MATERIAL SUPPLIED
-- Begin --
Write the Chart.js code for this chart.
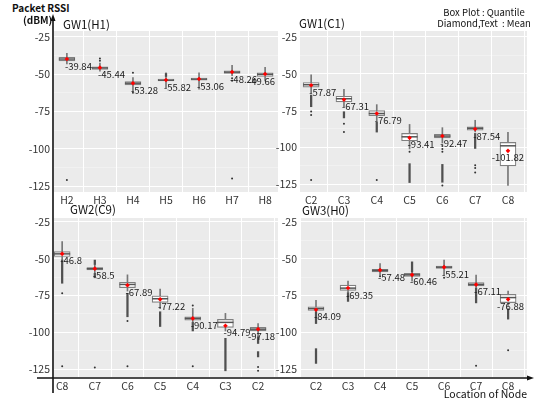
-- End --
-- Begin --
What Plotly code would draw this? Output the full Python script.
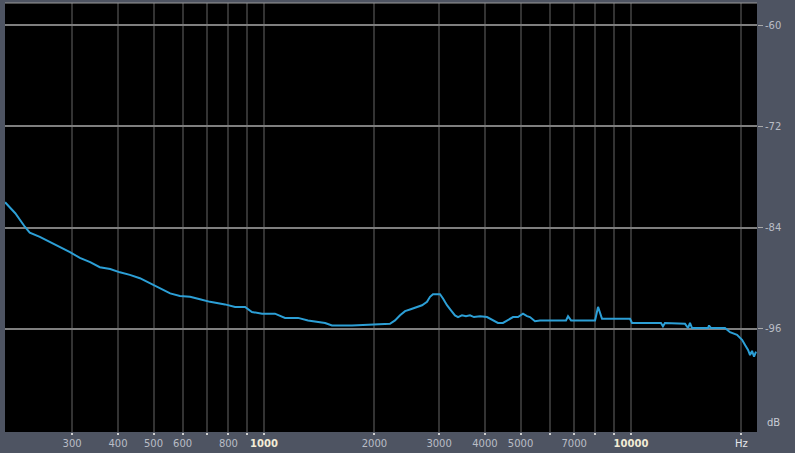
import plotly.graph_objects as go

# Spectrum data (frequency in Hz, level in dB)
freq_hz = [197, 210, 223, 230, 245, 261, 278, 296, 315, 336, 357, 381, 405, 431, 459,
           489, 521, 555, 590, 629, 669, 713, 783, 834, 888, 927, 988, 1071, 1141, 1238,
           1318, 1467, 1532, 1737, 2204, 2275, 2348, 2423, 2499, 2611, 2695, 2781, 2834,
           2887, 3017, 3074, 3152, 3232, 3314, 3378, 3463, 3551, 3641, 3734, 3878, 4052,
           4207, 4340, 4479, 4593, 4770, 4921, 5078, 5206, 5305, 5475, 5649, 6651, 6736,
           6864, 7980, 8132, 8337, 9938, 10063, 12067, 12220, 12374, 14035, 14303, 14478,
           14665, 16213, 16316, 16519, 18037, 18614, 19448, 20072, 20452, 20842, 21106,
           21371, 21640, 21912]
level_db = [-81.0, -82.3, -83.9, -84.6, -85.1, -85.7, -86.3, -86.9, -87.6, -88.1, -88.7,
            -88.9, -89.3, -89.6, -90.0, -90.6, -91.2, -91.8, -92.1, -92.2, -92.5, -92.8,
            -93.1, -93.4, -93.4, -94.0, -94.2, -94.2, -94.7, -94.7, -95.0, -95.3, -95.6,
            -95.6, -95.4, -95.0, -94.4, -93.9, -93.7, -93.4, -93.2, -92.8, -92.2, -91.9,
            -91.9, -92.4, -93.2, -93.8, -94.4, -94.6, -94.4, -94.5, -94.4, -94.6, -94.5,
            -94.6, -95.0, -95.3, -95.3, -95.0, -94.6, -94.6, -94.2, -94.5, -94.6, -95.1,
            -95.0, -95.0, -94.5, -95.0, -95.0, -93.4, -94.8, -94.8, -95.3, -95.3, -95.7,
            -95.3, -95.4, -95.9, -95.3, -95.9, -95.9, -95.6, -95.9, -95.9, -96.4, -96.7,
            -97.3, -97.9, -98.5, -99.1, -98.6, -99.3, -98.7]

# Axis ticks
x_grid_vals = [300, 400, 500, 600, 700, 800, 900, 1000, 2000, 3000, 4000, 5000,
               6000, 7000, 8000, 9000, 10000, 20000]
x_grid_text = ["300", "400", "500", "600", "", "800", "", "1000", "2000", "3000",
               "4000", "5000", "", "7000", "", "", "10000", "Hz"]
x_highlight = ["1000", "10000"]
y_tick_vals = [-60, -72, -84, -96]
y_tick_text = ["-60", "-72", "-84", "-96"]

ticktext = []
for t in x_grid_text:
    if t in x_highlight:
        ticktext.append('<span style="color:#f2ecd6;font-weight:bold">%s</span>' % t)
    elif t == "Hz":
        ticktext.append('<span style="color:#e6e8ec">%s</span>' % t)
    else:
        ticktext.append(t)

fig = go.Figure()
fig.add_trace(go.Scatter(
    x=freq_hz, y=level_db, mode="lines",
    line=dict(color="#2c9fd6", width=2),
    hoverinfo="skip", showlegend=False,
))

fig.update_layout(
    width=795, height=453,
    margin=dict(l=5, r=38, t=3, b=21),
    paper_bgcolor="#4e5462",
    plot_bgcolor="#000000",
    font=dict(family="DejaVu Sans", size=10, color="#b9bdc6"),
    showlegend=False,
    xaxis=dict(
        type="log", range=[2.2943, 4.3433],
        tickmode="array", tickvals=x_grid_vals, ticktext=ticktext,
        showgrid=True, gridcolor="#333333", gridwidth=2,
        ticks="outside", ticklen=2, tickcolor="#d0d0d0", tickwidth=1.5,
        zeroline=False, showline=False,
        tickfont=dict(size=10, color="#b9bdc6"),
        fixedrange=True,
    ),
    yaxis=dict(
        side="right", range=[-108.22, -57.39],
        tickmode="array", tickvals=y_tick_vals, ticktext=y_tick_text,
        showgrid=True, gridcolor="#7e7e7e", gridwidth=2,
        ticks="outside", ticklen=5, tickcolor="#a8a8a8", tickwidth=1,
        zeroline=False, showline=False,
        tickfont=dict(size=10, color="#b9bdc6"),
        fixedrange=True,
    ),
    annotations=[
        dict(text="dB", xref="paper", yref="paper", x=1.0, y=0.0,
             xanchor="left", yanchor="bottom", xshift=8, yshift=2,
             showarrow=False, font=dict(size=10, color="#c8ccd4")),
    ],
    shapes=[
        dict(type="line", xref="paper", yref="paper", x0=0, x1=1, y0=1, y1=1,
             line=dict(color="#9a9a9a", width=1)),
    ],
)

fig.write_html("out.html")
-- End --
PROBLEM
Go to the line that contains "What Plotly code" and copy from there down to the line that contains "import plotly.graph_objects as go", with both lines included. Pass over the pictures.

WRITTEN ANSWER
What Plotly code would draw this? Output the full Python script.
import plotly.graph_objects as go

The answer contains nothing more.